4 Check the blade seating and the limit of what's a home-repair job

Check whether the blade has seated fully onto the shaft and whether the rear grille was refitted crooked and is physically braking the rotation. Only turn on oscillation once you're sure the head moves freely without extra friction. If the motor just hums, needs a manual nudge to start, or the speed improves and then drops again as it heats up, you've very likely reached the capacitor or motor bearing, and it's smarter to stop at that point than to randomly lubricate through the vents.

5 Refit the guards and do a short supervised test run

Reassemble the grilles and secure all the clips before switching it on, since a fan without its guard shouldn't be used even for testing. Watch whether it starts normally from a standstill on every speed and holds a steady rotation without a change in tone. If the motor housing gets excessively hot after a few minutes, a burning smell appears, or the speed starts fluctuating downward, stop the test and don't leave it running out of stubbornness.

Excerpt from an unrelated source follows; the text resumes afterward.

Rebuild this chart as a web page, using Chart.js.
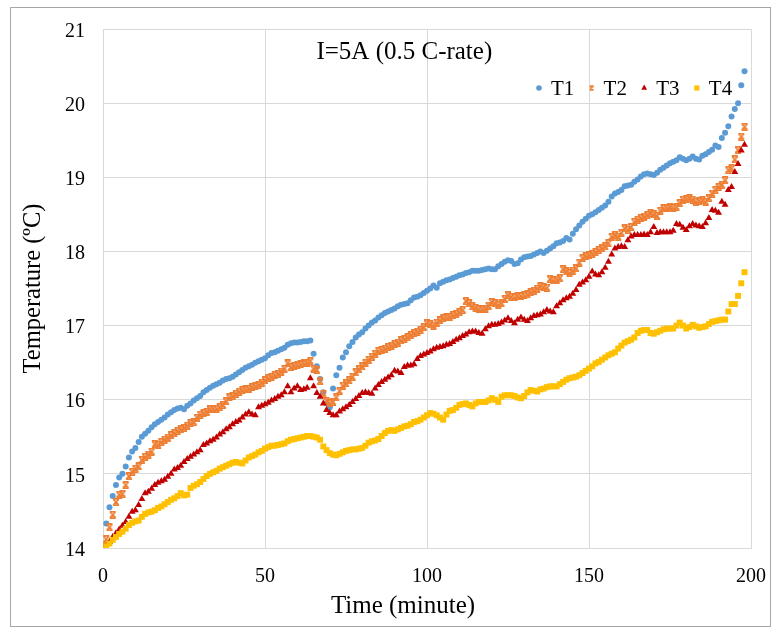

When to call a professional: If the job involves changes to the electrical panel, the main gas line, or load-bearing walls/beams — or if you're not sure how it will turn out — this is not a DIY task. Hire a licensed professional.

Final check

  • The fan starts on its own from a standstill at every selected speed, with no manual nudge needed.
  • The blades turn evenly, don't scrape against the grille, and don't create new side wobble or vibration.
  • Airflow is noticeably restored after cleaning, and speed doesn't drop after the unit has run for a few minutes.
  • It's clear whether the problem was dust, incorrect assembly and blade resistance, or the unit needs motor and capacitor service.

Common problems

The fan only starts spinning once you give it a push by hand.
That's a typical sign of a weakened starting capacitor or a heavy motor bearing. Cleaning may help only briefly, but it doesn't fix the underlying cause.
One speed works normally while the others are too weak or dead.
The cause is more often in the speed switch, its contacts, or the speed-selection circuit rather than the blades themselves. Don't confuse this with plain dust on the grille.
After cleaning the fan blows better, but a new vibration appears.
Most often the blade wasn't seated all the way, or the grille sat crooked and threw off the center. Go back and recheck the mechanical alignment before any further testing.